Tuesday, September 11, 2007

FBI Went Further Than Previously Thought In Wiretapping Scheme

Newly obtained documents show that perhaps the demands made by the FBI to telecommunications companies went far beyond requesting phone records of customers under suspicion; and included analyses of their broader patterns of communication with others as well.[1]

The FBI used national security letters to request information on the wider "community of interest" linked to individuals under suspicion, according to the documents.[2]

The data-mining technique can lay bare phone and e-mail links that tie together otherwise indiscernible networks of individuals.[3] Law enforcement officials value that sort of data as a means of identifying a suspect's potential conspirators.[4] However privacy advocates say it can ensnare people with no tie to illegal or suspicious activity.[5]

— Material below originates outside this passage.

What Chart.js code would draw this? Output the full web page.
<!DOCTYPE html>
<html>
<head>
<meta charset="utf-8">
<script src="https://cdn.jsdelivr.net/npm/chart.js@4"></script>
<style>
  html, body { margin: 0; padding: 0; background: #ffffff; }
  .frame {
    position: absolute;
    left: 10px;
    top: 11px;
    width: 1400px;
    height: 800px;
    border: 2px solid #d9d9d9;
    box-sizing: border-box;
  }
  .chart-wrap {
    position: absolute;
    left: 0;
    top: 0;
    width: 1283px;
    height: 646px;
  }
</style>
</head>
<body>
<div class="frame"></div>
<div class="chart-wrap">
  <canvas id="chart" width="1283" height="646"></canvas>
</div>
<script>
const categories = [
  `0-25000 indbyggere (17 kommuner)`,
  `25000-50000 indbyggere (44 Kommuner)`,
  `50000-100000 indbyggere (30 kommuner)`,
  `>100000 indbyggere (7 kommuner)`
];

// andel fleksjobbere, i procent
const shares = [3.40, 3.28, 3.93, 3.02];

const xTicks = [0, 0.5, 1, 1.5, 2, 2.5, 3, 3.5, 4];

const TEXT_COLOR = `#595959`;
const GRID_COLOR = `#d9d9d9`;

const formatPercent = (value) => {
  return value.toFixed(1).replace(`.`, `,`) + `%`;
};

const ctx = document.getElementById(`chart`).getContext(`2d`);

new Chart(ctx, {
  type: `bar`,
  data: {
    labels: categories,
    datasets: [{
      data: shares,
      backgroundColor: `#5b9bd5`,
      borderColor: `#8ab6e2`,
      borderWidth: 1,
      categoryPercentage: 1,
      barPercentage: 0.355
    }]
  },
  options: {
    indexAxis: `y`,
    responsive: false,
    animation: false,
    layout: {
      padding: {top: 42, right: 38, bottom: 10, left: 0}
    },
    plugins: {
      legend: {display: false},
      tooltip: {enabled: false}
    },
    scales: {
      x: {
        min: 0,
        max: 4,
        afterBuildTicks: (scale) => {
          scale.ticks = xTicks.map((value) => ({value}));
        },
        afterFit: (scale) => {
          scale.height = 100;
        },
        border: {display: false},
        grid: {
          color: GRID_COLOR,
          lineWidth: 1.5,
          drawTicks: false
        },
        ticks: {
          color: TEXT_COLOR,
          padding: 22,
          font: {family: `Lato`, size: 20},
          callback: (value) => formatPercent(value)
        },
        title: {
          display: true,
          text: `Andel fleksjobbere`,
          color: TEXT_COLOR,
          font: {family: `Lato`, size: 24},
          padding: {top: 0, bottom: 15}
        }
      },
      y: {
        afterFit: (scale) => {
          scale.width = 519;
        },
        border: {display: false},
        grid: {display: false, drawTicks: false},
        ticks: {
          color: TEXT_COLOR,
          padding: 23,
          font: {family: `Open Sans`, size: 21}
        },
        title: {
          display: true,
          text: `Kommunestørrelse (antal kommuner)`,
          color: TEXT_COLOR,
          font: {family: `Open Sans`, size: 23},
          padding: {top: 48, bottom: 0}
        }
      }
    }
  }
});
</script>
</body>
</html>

The "community of interest" requests were included in more than 2,500 pages of FBI documents the Electronic Frontier Foundation, obtained through the Freedom of Information Act.[6] These requests first appeared in a story published by The New York Times, which can be found here.

The FBI letters use boilerplate language to request that companies provide calling records for redacted lists of telephone numbers, citing "exigent circumstances, then they state: "Additionally, please provide a community of interest for the telephone numbers in the attached list."[7]

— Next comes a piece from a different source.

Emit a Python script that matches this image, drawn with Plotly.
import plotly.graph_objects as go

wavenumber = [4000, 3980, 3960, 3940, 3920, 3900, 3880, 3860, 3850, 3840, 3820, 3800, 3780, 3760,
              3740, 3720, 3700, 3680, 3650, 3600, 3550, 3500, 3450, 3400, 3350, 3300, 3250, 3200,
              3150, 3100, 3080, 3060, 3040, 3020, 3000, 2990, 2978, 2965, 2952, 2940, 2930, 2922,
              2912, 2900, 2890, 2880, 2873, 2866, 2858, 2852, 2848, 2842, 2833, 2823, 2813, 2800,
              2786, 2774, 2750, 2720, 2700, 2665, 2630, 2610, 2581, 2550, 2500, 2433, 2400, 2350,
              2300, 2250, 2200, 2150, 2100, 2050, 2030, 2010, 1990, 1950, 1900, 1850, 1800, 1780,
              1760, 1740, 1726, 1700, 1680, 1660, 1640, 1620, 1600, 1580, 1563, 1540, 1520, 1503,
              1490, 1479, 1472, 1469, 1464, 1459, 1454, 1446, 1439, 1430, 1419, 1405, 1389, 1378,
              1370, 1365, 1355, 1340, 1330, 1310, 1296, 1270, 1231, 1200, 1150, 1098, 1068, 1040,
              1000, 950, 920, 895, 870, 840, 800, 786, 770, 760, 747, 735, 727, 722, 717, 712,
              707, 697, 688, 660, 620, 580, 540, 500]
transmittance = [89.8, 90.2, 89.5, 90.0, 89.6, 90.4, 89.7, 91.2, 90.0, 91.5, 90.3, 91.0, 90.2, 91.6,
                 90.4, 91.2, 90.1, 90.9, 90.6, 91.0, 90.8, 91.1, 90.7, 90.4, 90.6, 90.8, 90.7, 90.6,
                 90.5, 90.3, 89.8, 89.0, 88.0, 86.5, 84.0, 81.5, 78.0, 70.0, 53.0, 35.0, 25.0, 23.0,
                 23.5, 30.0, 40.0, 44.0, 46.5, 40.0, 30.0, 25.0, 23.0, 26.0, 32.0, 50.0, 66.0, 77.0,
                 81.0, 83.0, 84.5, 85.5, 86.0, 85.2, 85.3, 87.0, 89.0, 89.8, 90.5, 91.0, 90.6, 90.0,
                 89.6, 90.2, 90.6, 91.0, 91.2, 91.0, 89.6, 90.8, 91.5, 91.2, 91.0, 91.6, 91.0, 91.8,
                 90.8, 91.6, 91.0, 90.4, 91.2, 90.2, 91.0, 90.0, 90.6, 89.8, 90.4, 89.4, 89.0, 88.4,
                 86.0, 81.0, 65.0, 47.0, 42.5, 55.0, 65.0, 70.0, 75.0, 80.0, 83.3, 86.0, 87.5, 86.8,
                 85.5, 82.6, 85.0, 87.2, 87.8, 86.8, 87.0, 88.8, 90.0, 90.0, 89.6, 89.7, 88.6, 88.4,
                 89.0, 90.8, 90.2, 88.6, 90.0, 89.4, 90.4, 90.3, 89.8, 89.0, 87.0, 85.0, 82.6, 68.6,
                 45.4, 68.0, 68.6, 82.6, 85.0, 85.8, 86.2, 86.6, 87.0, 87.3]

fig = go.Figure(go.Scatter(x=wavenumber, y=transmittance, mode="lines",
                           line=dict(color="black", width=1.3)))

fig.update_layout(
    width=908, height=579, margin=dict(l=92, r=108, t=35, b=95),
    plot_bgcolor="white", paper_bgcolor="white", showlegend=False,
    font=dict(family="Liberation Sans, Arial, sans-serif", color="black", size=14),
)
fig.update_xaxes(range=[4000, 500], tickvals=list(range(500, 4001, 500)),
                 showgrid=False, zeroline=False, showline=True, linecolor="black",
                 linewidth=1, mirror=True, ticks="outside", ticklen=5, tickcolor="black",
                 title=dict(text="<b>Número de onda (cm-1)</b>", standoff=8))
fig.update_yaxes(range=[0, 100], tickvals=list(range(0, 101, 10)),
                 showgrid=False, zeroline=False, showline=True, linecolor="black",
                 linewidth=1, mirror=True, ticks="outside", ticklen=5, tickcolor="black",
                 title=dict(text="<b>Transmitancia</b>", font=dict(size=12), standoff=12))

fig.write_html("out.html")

Earlier this year, the Justice Department's inspector general uncovered 700 cases in which FBI agents obtained telephone records through such "exigent letters."[8] These letters asserted that grand jury subpoenas had been requested for the data when in fact such subpoenas never had been sought.[9]

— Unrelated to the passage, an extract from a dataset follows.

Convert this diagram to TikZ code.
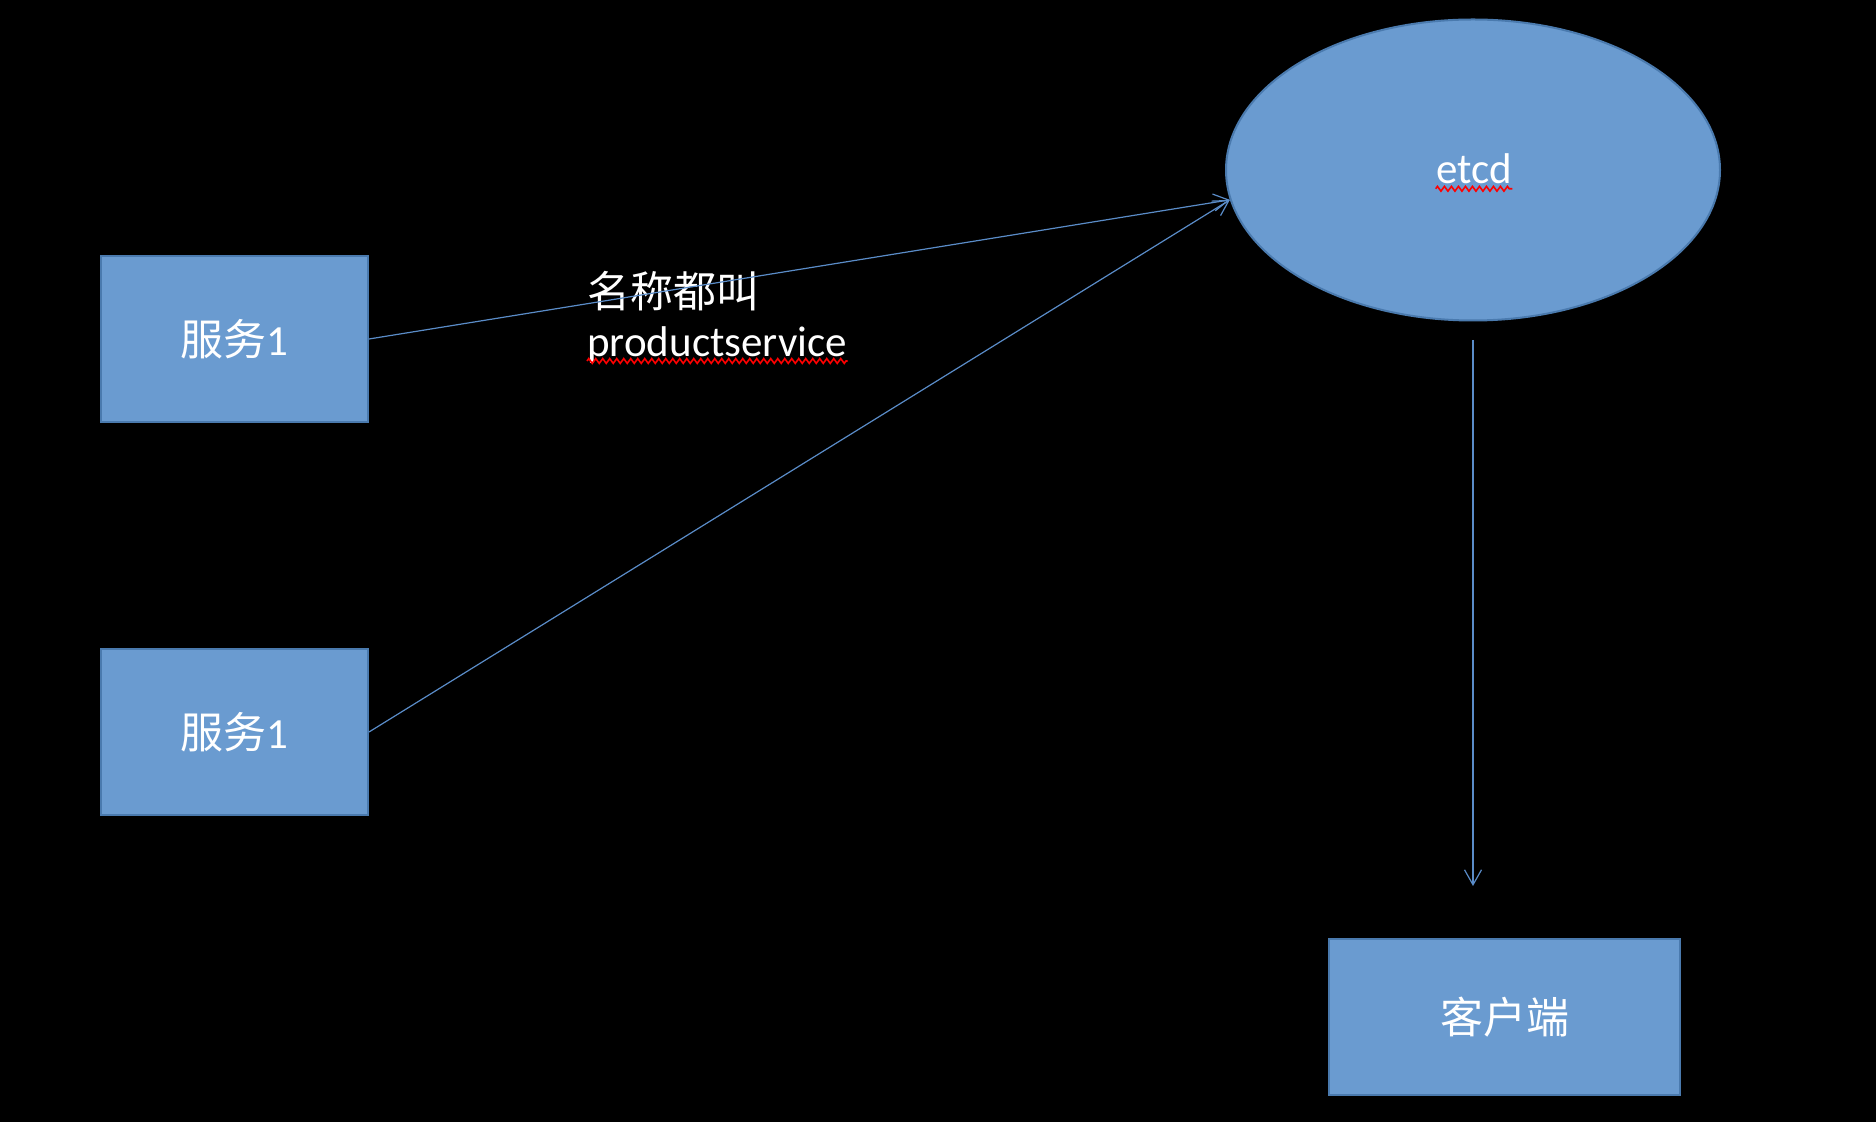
\documentclass[tikz,border=0pt]{standalone}
\usepackage{fontspec}
\setmainfont[Numbers=Lining]{Carlito}
\newfontfamily\cjk{Noto Sans CJK SC}
\usetikzlibrary{shapes.geometric,positioning,arrows.meta,decorations.pathmorphing}
\definecolor{boxfill}{HTML}{6A9BD0}
\definecolor{boxline}{HTML}{4A7AAE}
\definecolor{linkline}{HTML}{5A8CC8}

\begin{document}
\begin{tikzpicture}[x=0.5pt,y=-0.5pt,node distance=196.5pt,on grid,
    >={Straight Barb[length=7.5pt,width=8.5pt]},
    svc/.style={rectangle,draw=boxline,line width=1pt,fill=boxfill,text=white,
      font=\fontsize{21.5}{24}\selectfont,minimum width=133.5pt,minimum height=83pt},
    store/.style={ellipse,draw=boxline,line width=1pt,fill=boxfill,inner sep=0pt,
      minimum width=247pt,minimum height=150.5pt},
    note/.style={text=white,font=\fontsize{21.5}{24}\selectfont,inner sep=0pt},
    squig/.style={draw=red,line width=0.8pt,decorate,
      decoration={zigzag,segment length=3.5pt,amplitude=1.2pt}}]
   \fill[black] (0,0) rectangle (1876,1122);

   \node[svc] (serv1) at (234.5,339) {{\cjk 服务}1};
   \node[svc] (serv2) [below=of serv1] {{\cjk 服务}1};
   \node[store] (etcd) at (1473,170) {};
   \node[note] (etcdname) at (1474,169) {etcd};
   \node[svc,minimum width=175.5pt,minimum height=78pt] (client)
        [below right=423.5pt and 15.75pt of etcd] {{\cjk 客户端}};

   \node[note,anchor=base west] (namecn) at (587,308) {\cjk 名称都叫};
   \node[note,anchor=base west] (namesvc) at (587,357) {productservice};

   \path[->,color=linkline,line width=0.6pt]
    (serv1.east) edge (etcd.187)
    (serv2.east) edge (etcd.187)
    (etcd.south) edge [shorten <=9.25pt,shorten >=26pt] (etcd.south |- client.north);

   \draw[squig] ([yshift=-2.5pt]etcdname.base west) -- ([yshift=-2.5pt]etcdname.base east);
   \draw[squig] ([yshift=-2pt]namesvc.base west) -- ([yshift=-2pt]namesvc.base east);
\end{tikzpicture}
\end{document}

The FBI recently stopped asking for "community of interest" data, amid broader questions about the bureau's aggressive use of national security letters, and recently a federal judge struck down a key part of the USA Patriot Act on Thursday, saying the FBI must justify to a court the need for secrecy if the orders for phone and e-mail records will last longer than a reasonable and brief period of time.[10]

Federal criminal defense attorney Douglas McNabb has previously blogged about the U.S. government’s warrantless wiretapping, here, here and here.


[1] AP Staff, Wide Net Cast in Terrorism Inquiries, Associated Press Newswire, September 9, 2007, available at LEXIS, News Library, Wire News Services.
[2] Id.,
[3] Id.
[4] Id.
[5] Id.
[6] Id.
[7] Id.
[8] Id.
[9] Id.
[10] Id.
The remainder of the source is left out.